Since Dartmouth’s unofficial mascot used to be the Indian, many of the covers featured images of Indians. (Dartmouth was founded to educate Native American youth, according to an article in the Yale News headlined: Football programs criticized for racist imagery, While that mission was abandoned, Dartmouth kept its Indian mascot until 1974.)
Yale’s commemorative program featured eight historic program covers, of which half were “racially insensitive,” according to the Yale News account. (Click on the link above to see the cover.) The cover included “a bulldog chasing the Native American figure up a tree, while another featured a Yale football player lighting the [Indian] figure’s clothing on fire.”

Once someone pointed out how offensive the images were, the Yale Athletic Department quickly issued an apology, the story said.
Compare Yale’s response to the ongoing debate about art in the Minnesota State Capitol. Our state’s most important building also has images that are historically inaccurate of Native Americans and offensive to Native American communities. The state’s political leaders had a chance to do something about it this year as part of the Capitol renovation, but unfortunately the Art Subcommittee charged with review chose to minimize the issue rather than address it head on.
For example, here is one of the large murals in the Minnesota Senate Chambers, an image of a forced religious conversion of a Native American man and woman, with stereotyped images of them.

Like the Yale football program covers, the Native Americans in the mural above are shown (inaccurately) as half naked, the artist’s convention to show that they are uncivilized.
The Minnesota Art Subcommittee charged with reviewing the Capitol art failed to address the difficult questions about racism in the art. The final report had this to say about the Senate mural:
While some Minnesotans have raised concerns regarding the fine art work within the House and Senate Chambers, the Subcommittee defers to those bodies to determine art content within legislative Chambers.

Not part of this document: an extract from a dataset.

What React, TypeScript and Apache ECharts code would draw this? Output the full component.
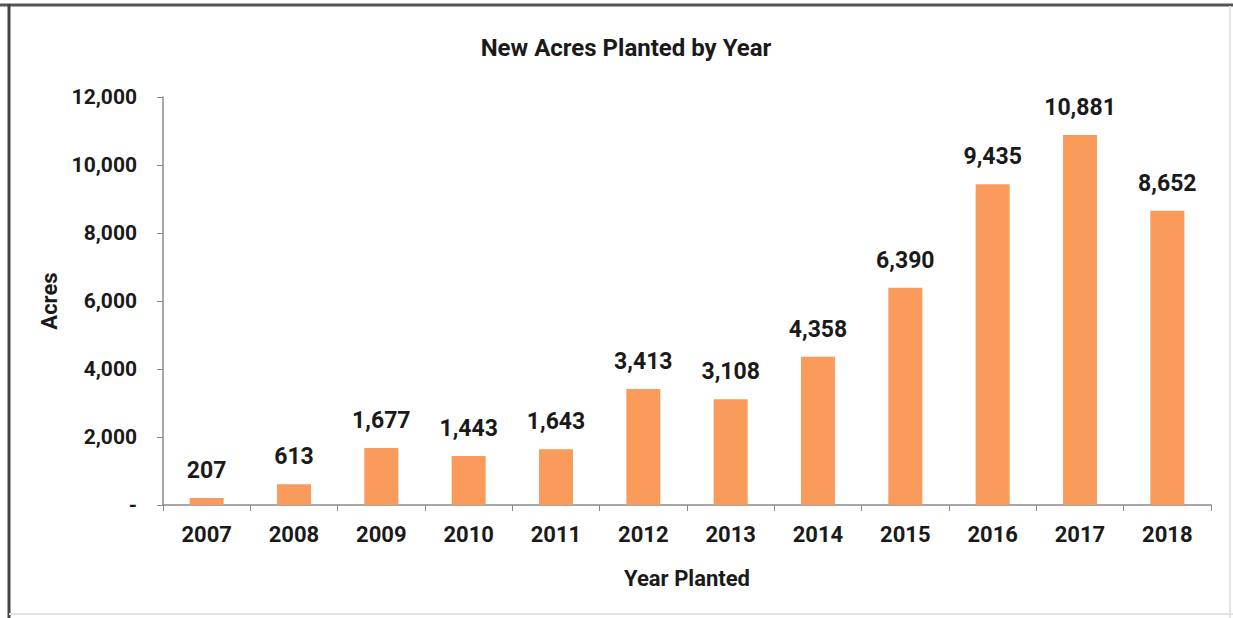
import React, { useEffect, useRef } from "react";
import * as echarts from "echarts";

const years = ["2007", "2008", "2009", "2010", "2011", "2012", "2013", "2014", "2015", "2016", "2017", "2018"];
const acres = [207, 613, 1677, 1443, 1643, 3413, 3108, 4358, 6390, 9435, 10881, 8652];
const yTicks = [0, 2000, 4000, 6000, 8000, 10000, 12000];

const FONT = "Roboto, 'Noto Sans', sans-serif";

const fmt = (v: number) => (v === 0 ? "-" : v.toLocaleString("en-US"));

export default function App() {
  const ref = useRef<HTMLDivElement>(null);
  useEffect(() => {
    if (!ref.current) return;
    const chart = echarts.init(ref.current, undefined, { renderer: "svg" });
    chart.setOption({
      animation: false,
      backgroundColor: "#ffffff",
      title: {
        text: "New Acres Planted by Year",
        left: 621,
        textAlign: "center",
        top: 31,
        textStyle: { fontFamily: FONT, fontWeight: "bold", fontSize: 24, color: "#1a1a1a" },
      },
      graphic: [
        { type: "line", shape: { x1: 0, y1: 5, x2: 1233, y2: 5 }, style: { stroke: "#555", lineWidth: 3 } },
        { type: "line", shape: { x1: 9, y1: 4, x2: 9, y2: 618 }, style: { stroke: "#444", lineWidth: 3 } },
        { type: "line", shape: { x1: 1230, y1: 6, x2: 1230, y2: 618 }, style: { stroke: "#e4e4e4", lineWidth: 2 } },
        { type: "line", shape: { x1: 9, y1: 614, x2: 1233, y2: 614 }, style: { stroke: "#e4e4e4", lineWidth: 2 } },
      ],
      grid: { left: 163, right: 22, top: 97, bottom: 113, containLabel: false },
      xAxis: {
        type: "category",
        data: years,
        name: "Year Planted",
        nameLocation: "middle",
        nameGap: 62,
        nameTextStyle: { fontFamily: FONT, fontWeight: "bold", fontSize: 22, color: "#1a1a1a" },
        axisLine: { lineStyle: { color: "#8a8a8a", width: 1.5 } },
        axisTick: { show: true, alignWithLabel: false, length: 6, lineStyle: { color: "#8a8a8a" } },
        axisLabel: { fontFamily: FONT, fontWeight: "bold", fontSize: 22, color: "#1a1a1a", margin: 18 },
      },
      yAxis: {
        type: "value",
        min: 0,
        max: 12000,
        interval: 2000,
        name: "Acres",
        nameLocation: "middle",
        nameGap: 100,
        nameRotate: 90,
        nameTextStyle: { fontFamily: FONT, fontWeight: "bold", fontSize: 22, color: "#1a1a1a" },
        splitLine: { show: false },
        axisLine: { show: true, lineStyle: { color: "#8a8a8a", width: 1.5 } },
        axisTick: { show: true, length: 6, lineStyle: { color: "#8a8a8a" } },
        axisLabel: {
          fontFamily: FONT,
          fontWeight: "bold",
          fontSize: 21,
          color: "#1a1a1a",
          margin: 26,
          customValues: yTicks,
          formatter: (v: number) => fmt(v),
        },
      },
      series: [
        {
          type: "bar",
          data: acres,
          barWidth: 34,
          itemStyle: { color: "#fa9a5b" },
          label: {
            show: true,
            position: "top",
            distance: 16,
            fontFamily: FONT,
            fontWeight: "bold",
            fontSize: 23,
            color: "#1a1a1a",
            formatter: (p: any) => fmt(p.value),
          },
        },
      ],
    });
    return () => chart.dispose();
  }, []);
  return (
    <div style={{ position: "fixed", left: 0, top: 0, width: 1233, height: 618, background: "#fff" }}>
      <div ref={ref} style={{ width: 1233, height: 618 }} />
    </div>
  );
}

Bottom line: The Subcommittee reports on public “concerns” about the art but doesn’t have the courage to take a stand of its own — stating whether it believes the art is offensive and racist or not. It was a fundamental question that sparked the art review to begin with and the Subcommittee failed to speak up. The report offers no recommendation about the art. It simply defers to the Senate.
In this case, “defer” is a polite way of saying leaders ducked the issue.